Selain itu, pengakuan pendapatan ini menimbulkan kewajiban perpajakan perseroan baik PPh maupun PPN yang seharusnya belum waktunya. Hal ini dapat menimbulkan cashflow bagi perseroan.
Advertisement
Nilai Transaksi Mahata
Dalam keterbukaan informasi BEI pada 4 April 2019, PT Garuda Indonesia Tbk juga menyampaikan mengenai perjanjian kerja sama antara PT Mahata Aero Teknologi dan PT Citilink Indonesia.
Transaksi kerja sama tersebut merupakan kerja sama penyediaan layanan konektivitas dalam penerbangan pengelolaan layanan in-flight entertainment dan content management.

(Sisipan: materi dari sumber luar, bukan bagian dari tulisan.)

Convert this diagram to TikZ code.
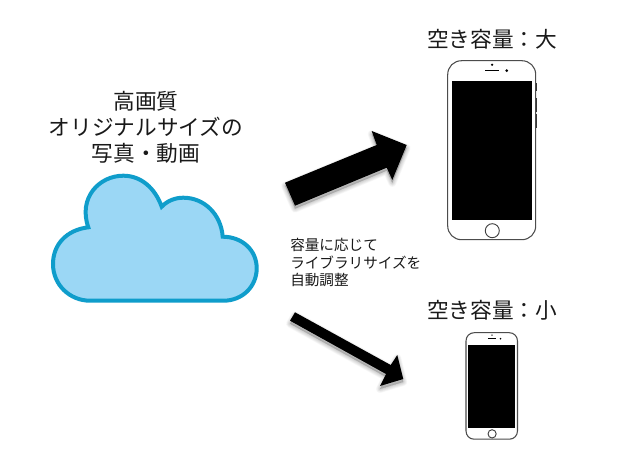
\documentclass[tikz,border=0pt]{standalone}
\usepackage{fontspec}
\setmainfont{Noto Sans CJK JP}
\definecolor{cloudfill}{HTML}{9BD7F5}
\definecolor{cloudline}{HTML}{0F9DCB}
\tikzset{
  x=0.75pt,y=-0.75pt,
  bigtext/.style={font=\fontsize{16.25}{19.5}\selectfont,align=center,inner sep=0pt,text=black!90},
  smalltext/.style={font=\fontsize{10.95}{13.1}\selectfont,align=left,inner sep=0pt,text=black!90},
  cloudshape/.style={fill=cloudfill,draw=cloudline,line width=3pt,line join=miter},
  arrowshape/.style={fill=black},
  glow/.style={draw=black,fill=black,draw opacity=0.025,fill opacity=0.025,line join=round},
  phonebody/.style={draw=black!70,line width=0.8pt,fill=white}
}
\newcommand{\drawphone}{%
    \fill[black!80] (88,22) rectangle (89.4,30);
    \fill[black!80] (88,37) rectangle (89.4,51);
    \fill[black!80] (88,53) rectangle (89.4,67);
    \draw[phonebody] (0,14) .. controls (0,6) and (6,0) .. (14,0) -- (74,0)
       .. controls (82,0) and (88,6) .. (88,14) -- (88,165)
       .. controls (88,173) and (82,179) .. (74,179) -- (14,179)
       .. controls (6,179) and (0,173) .. (0,165) -- cycle;
    \fill[black] (4,20) rectangle (84.5,159.5);
    \draw[black!75,line width=0.7pt] (44.6,170) circle[radius=7];
    \draw[black,line width=0.8pt] (37.5,10) -- (51.5,10);
    \fill[black] (44.4,4) circle[radius=1.2];
    \fill[black] (59,10) circle[radius=1.5];
}
\begin{document}
\begin{tikzpicture}
\useasboundingbox (0,0) rectangle (627,461);
\fill[white] (0,0) rectangle (627,461);

\node[bigtext] (title) at (146,127) {高画質\\オリジナルサイズの\\写真・動画};
\node[bigtext] (big) at (492,39) {空き容量：大};
\node[bigtext] (small) at (492,310) {空き容量：小};
\node[smalltext,anchor=west] (note) at (290,262.5) {容量に応じて\\ライブラリサイズを\\自動調整};

% cloud
\path[cloudshape] (88.3,227.3)
  .. controls (66,230) and (53,245) .. (53,264)
  .. controls (53,285) and (70,300.7) .. (90,300.7)
  -- (223.3,300.7)
  .. controls (243,300.7) and (256.7,286) .. (256.7,268.3)
  .. controls (256.7,250) and (242,236.7) .. (222.7,236.7)
  .. controls (221,214) and (204,197.7) .. (183.3,197.7)
  .. controls (175,197.7) and (167,201) .. (161.7,206.7)
  .. controls (155,188) and (141,175.7) .. (123.3,175.7)
  .. controls (99,175.7) and (78,198) .. (88.3,227.3)
  -- cycle;

% arrow shadows
\foreach \w in {1,2,3,4,5,6,7,8}{
  \begin{scope}[shift={(0,3)}]
  \path[glow,line width=\w*0.75pt] (285,182.7) -- (376.7,145) -- (371.7,131) -- (406.7,145) -- (392.3,180) -- (386.7,167.7) -- (295,205.7) -- cycle;
  \path[glow,line width=\w*0.75pt] (295,312.3) -- (390.7,365) -- (397.3,355) -- (403.3,379) -- (380,386) -- (386,374) -- (290,320.7) -- cycle;
  \end{scope}
}
% arrows
\fill[arrowshape] (285,182.7) -- (376.7,145) -- (371.7,131) -- (406.7,145) -- (392.3,180) -- (386.7,167.7) -- (295,205.7) -- cycle;
\fill[arrowshape] (295,312.3) -- (390.7,365) -- (397.3,355) -- (403.3,379) -- (380,386) -- (386,374) -- (290,320.7) -- cycle;

% phones
\begin{scope}[shift={(447.7,60.7)}]
\drawphone
\end{scope}
\begin{scope}[shift={(466,332.7)},xscale=0.585,yscale=0.595]
\drawphone
\end{scope}
\end{tikzpicture}
\end{document}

Nilai transaksinya tersebut USD 172.940.000. Angka ini lebih rendah dari laporan keuangan yang disampaikan pada 31 Desember 2018 sebesar USD 239.940.000.
Dengan ada transaksi terhadap keuangan perseroan tersebut, dampaknya perseroan memperoleh biaya kompensansi penyerahan hak pemasangan layanan konektivitas dalam penerbangan sebesar USD 92.940.000 dan hak pengelolaan in-flight entertainment sebesar USD 80.000.000.
Di samping itu, perseroan juga memperoleh pendapatan alokasi slot dari pesawat terhubung yaitu lima persen dari seluruh pendapatan iklan setiap tahun.
Perseroan juga memperoleh efisiensi biaya pengelolaan in-flight entertainment dengan rata-rata sebesar USD 10 juta setiap tahun yang meliputi biaya pembelian music, film, lisensi dan juga biaya integrasi.
Adapun total rencana nilai transaksi USD 172.940.000 berdasarkan laproan keuangan perseroan per 31 Desember 2018 yang telah diaudit oleh akuntan publik dengan pendapat wajar, dalam semua hal material, total ekuitas perseroan sebesar USD 860.746.969 sehingga persentase total rencana nilai transaksi terhadap total ekuitas perseroan 20,09 persen.
Oleh karena itu, total nilai transaksi tersebut tidak melebihi 50 persen dari total ekuitas perseroan per 31 Desember 2018.
Selain itu, kantor jasa penilai independen pun memberikan pendapat mengenai transaksi tersebut. Dalam transaksi itu, Kantor Jasa Penilai Iskandar dan Rekan memberikan pendapat kewajaran atas rencana transaksi kerja sama penyediaan layanan konektivitas dalam penerbangan sebagaimana disajikan dalam laporan opini kewajaran Nomor 00385/2.118-00/06/0289/1/V/2019 tertanggal 2 April 2019 perihal laporan pendapat kewajaran rencana transaksi kerja sama penyediaan layanan konektivitas dalam penerbangan antara PT Mahata Aero Teknologi dan PT Citilink Indonesia (perusahaan terkendali PT Garuda Indonesia Tbk).
Berdasarkan analisa kewajaran atas rencana transaksi kerja sama penyediaan layanan konektivitas dalam penerbangan, KJPP Iskandar dan Rekan berpendapat kalau hasil analisis atas nilai transaksi adalah nilai transaksi berupa penerimaan atas biaya kompensasi lebih rendah 0,79 persen dari nilai wajarnya masih dalam kisaran wajar, maka dapat disimpulkan adalah wajar.
Hasil analisis atas dampak keuangan dari transaksi yang akan dilakukan terhadap kepentingan perusahaan memberikan kesimpulan dengan dilakukannya transaksi perseroan akan memperoleh pendapatan serta akan meningkatkan profitabilitas, likuiditas dan solvabilitasnya dengan demikian sejalan dengan kepentingan perusahaan.
Hasil analis pertimbangan bisnis dari manajemen terkait dengan transaksi terhadap kepentingan pemegang saham untuk meningkatkan laba yang akan meningkatkan nilai saham perseroan, memberikan kesimpulan pertimbangan bisnis dari manajemen tersebut sejalan dengan kepentingan pemegang saham.
Berdasarkan dari hasil analis tersebut di atas, KJPP berpendapat transaksi adalah wajar bagi perseroan dan pemegang saham perseroan.